Explanation: After Mary recognizes Christ, he says to her, "Do not hold me, for I have not yet ascended to the Father; but go to my brethren and say to them, I am ascending to my Father and your Father, to my God and your God" (John 20:17). Christ must ascend into Heaven so that he can send the Holy Spirit to the disciples, who will give them the ability to preach and fulfill the Gospel. As Christ explained earlier in the Gospel of John, "If you love me, you will keep my commandments. And I will ask the Father, and he will give you another Counselor, to be with you forever, even the Spirit of truth" (John 14:15-17). Christ's ascent into Heaven allows the descent of the Holy Spirit at Pentecost, which gives the terrified disciples the strength to preach his Gospel to all nations (see Acts 1:8-9 and Acts 2:1-4; 14-36). Furthermore, because Christ has ascended into Heaven, he will come once again to judge those who are still living and those who have died; he will separate the sheep from the goats, those who have followed his will and those who have not (see Matthew 25:31-46).
Related Articles in the CCC: 659-682
Related Article: "I believe in the Holy Spirit, the holy catholic Church, the communion of the saints, the forgiveness of sins, the resurrection of the body, and the life everlasting. Amen."

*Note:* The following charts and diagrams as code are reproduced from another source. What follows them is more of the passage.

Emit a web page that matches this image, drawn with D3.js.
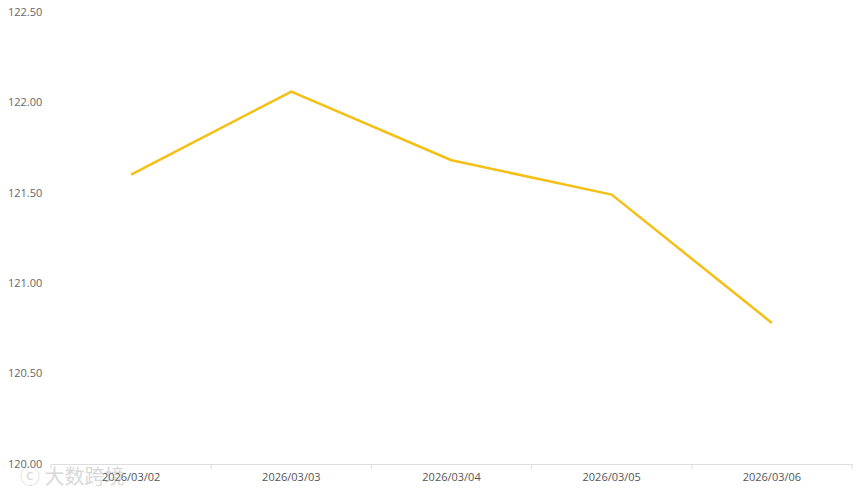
<!DOCTYPE html>
<html><head><meta charset="utf-8">
<script src="https://cdn.jsdelivr.net/npm/d3@7"></script>
<style>body{margin:0;background:#fff;}svg{display:block;font-family:"Open Sans","Noto Sans",sans-serif;}</style>
</head><body>
<svg id="c" width="864" height="492"></svg>
<script>
const categories = ["2026/03/02","2026/03/03","2026/03/04","2026/03/05","2026/03/06"];
const values = [121.60, 122.06, 121.68, 121.49, 120.78];
const yTicks = [120.00, 120.50, 121.00, 121.50, 122.00, 122.50];

const svg = d3.select("#c");
const m = {left:51, right:852, top:12, bottom:464};
const x = d3.scaleBand().domain(categories).range([m.left, m.right]);
const y = d3.scaleLinear().domain([120, 122.5]).range([m.bottom, m.top]);

// y labels
svg.append("g").selectAll("text").data(yTicks).join("text")
  .attr("x", 8).attr("y", d => y(d)).attr("dy", "0.35em")
  .attr("font-size", 11).attr("fill", "#666")
  .text(d => d.toFixed(2));

// x axis
const xa = svg.append("g").attr("transform", `translate(0,${m.bottom})`)
  .call(d3.axisBottom(x).tickSize(0).tickPadding(9));
xa.select(".domain").attr("stroke", "#ddd");
xa.selectAll("text").attr("font-size", 11).attr("fill", "#555").attr("font-family", '"Open Sans","Noto Sans",sans-serif');
const bounds = categories.map(c => x(c)).concat([m.right]);
xa.selectAll(".sep").data(bounds).join("line").attr("class","sep")
  .attr("x1", d => d).attr("x2", d => d).attr("y1", 0).attr("y2", 5)
  .attr("stroke", "#ddd");

// line
const line = d3.line().x((d,i) => x(categories[i]) + x.bandwidth()/2).y(d => y(d));
svg.append("path").datum(values).attr("d", line)
  .attr("fill", "none").attr("stroke", "#f5bf14").attr("stroke-width", 2.5)
  .attr("stroke-linejoin", "round");

// watermark
svg.append("text").attr("x", 20).attr("y", 484).attr("font-size", 20)
  .attr("fill", "#aaa").attr("opacity", 0.45).attr("font-family", '"Noto Sans CJK SC",sans-serif')
  .text("ⓒ 大数跨境");
</script>
</body></html>
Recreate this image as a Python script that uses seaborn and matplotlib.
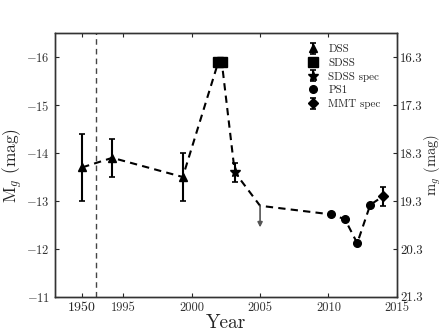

Explanation: We shall treat of each of these articles separately. When Christ ascended into Heaven, he sent the Holy Spirit, the Third Person of the Holy Trinity, who proceeds from the Father and the Son in the form of gift. The Holy Spirit is a gift to the Church and sustains the Church through various gifts (see 1 Corinthians 12:4-12). The Church, then, is the Body of Christ here on earth, with Christ as her head in Heaven: "For as in one body we have many members, and all the members do not have the same function, so we, though many, are one body in Christ, and individually members one of another" (Romans 12:4-5; see also: 1 Corinthians 12:27, Ephesians 3:6, Colossians 1:18 and 24). Through the Church, we experience the communion of saints, meaning that we are united with those who have gone before us who have perfectly fulfilled the will of God: as St. Paul says, after listing the holy fathers of the Old Covenant, "we are surrounded by so great a cloud of witnesses" (Hebrews 12:1). The Church allows us to experience the forgiveness of our sins through the sacrament of Penance because of Christ's sacrifice on the cross; it is through the Church that we receive the graces from Christ's death (see CCC 1440-1442). We also believe that, because Christ rose again from the dead, we shall also rise like him, having received the sacrament of baptism and being united to him in the Church: "For if we have been united with him in a death like his, we shall certainly be united with him in a resurrection like his" (Romans 6:5). Moreover, Christ told us that he is preparing a place for us in Heaven; he longs for us to be united with him in eternal life, for this mortal life will pass away (see John 14:3). Thus, we also believe in eternal life: we believe that we will one day be united with Christ in Heaven. That is the whole purpose of this life, to be completely united with Christ in Heaven.